Русские хорошие люди, но с Россией надо обращаться очень осторожно

– Вы выросли в Советском Союзе, потом балтийские страны первыми ушли из СССР, из сферы влияния Москвы. У вас есть ощущение, что Литва никогда не будет воспринимать Россию как что-то дружеское?

– В течение 20-го столетия Литва и другие балтийские страны только 33 года были независимыми. Но этого хватило, чтобы мы вырастили поколение, которое передало другим это чувство свободы и независимости. Это не было забыто, об этом постоянно говорили на кухнях. Но потом произошло своеобразное чудо. Мы настояли на своем, не приняли никакие компромиссные формулы, и в декабре будет отмечаться 25-летие развала Советского Союза, и для нас это праздник, а для некоторых российских руководителей – это геостратегическая трагедия. Видите, как расходятся наши взгляды. Должен сказать, что в ельцинские времена у нас были конструктивные отношения, расширялись и политические, и экономические отношения. Казалось бы, оккупированные страны должны помнить только плохое. Но даже в моей семье, которая пострадала, в ней были сосланные на 8 лет в Сибирь, мой отец всегда говорил: "Русские хорошие люди, но с Россией надо обращаться очень аккуратно, осторожно". Мы смотрим в будущее открытыми глазами и хотим, чтобы в Кремле это тоже поняли – угрозами и применением новых неконвенционных методов ведения войны нельзя построить хорошие отношения. На страхе ничего хорошего не возникнет. России надо пересмотреть свою политику, и я думаю, что мы это воспримем как позитив и пойдем навстречу.
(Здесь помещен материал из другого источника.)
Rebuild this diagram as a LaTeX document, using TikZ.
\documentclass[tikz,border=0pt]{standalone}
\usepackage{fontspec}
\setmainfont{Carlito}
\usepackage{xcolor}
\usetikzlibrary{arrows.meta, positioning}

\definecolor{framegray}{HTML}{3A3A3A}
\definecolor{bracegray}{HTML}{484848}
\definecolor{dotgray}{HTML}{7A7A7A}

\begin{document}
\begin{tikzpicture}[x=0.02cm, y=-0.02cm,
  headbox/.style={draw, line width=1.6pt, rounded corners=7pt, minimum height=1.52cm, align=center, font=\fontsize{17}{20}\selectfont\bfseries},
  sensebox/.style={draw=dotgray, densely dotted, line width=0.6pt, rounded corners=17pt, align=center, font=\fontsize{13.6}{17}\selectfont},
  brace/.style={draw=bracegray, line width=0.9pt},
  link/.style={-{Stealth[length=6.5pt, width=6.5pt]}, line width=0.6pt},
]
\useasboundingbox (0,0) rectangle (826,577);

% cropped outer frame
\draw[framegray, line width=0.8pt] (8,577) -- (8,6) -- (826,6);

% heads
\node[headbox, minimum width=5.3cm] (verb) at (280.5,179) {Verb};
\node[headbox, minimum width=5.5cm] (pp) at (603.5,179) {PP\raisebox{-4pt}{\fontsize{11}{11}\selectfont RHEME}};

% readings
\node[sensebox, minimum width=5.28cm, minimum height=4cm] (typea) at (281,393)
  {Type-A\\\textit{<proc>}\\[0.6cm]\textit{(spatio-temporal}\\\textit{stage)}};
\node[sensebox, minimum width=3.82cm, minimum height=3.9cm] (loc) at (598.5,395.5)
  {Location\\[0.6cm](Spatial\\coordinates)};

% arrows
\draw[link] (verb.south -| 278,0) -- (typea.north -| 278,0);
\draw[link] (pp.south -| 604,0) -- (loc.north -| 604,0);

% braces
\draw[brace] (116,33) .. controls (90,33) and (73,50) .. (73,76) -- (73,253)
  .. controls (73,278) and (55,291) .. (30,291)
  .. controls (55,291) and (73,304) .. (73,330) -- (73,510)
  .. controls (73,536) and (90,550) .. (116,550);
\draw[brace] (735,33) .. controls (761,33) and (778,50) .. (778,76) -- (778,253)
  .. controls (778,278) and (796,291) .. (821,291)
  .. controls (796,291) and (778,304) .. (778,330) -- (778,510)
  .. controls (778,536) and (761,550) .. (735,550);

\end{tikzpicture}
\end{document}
– Расскажите о своей семье, о ссылке.

– Это была семья дедушки со стороны моего отца. Они были состоятельными фермерами, имели землю, работали и зарабатывали, продавали бекон в Великобританию. В 1949 году, когда для создания колхозов нужна была земля, они просто были в одно мартовское утро посажены в вагоны, и две с половиной недели их везли по всему Советскому Союзу в Иркутскую область. Людям, которые привыкли к более человеческому, я бы сказал, отношению, попасть в вагоны для скота, с определенным поведением со стороны солдат и надзирателей – можно только представить, что это было за ощущение. Но они выжили, они работали в сельском хозяйстве, в лесном хозяйстве. У моей бабушки было шесть детей, и уже после смерти Сталина появился луч надежды, что они могут возвратиться, потому что их насильно заставили подписать документы о невозвращении в Литву – кстати, это было, наверное, еще тяжелее, чем быть вывезенными из Литвы. Но они возвратились, устроились. Это было трудно, конечно, постоянный надзор, некоторые ограничения, но в 60-е годы это уже была нормальная семья. И эта тема обсуждалась каждое воскресенье, и эта история была самым важным уроком. Поэтому события конца 80-х для меня были естественными, мы надеялись на это, и мы поэтому победили.

– Ваши дедушка и бабушка дожили до независимости?

– Нет, они умерли, один в 60-е, другой в начале 80-х. Не дожили. Но мои дяди, которые были в Сибири, они все это перенесли, остался только один из шестерых. И у нас в семье, вне зависимости от поколения, никому не надо задавать вопрос о том, кем был Сталин и как он "любил" маленькие народы.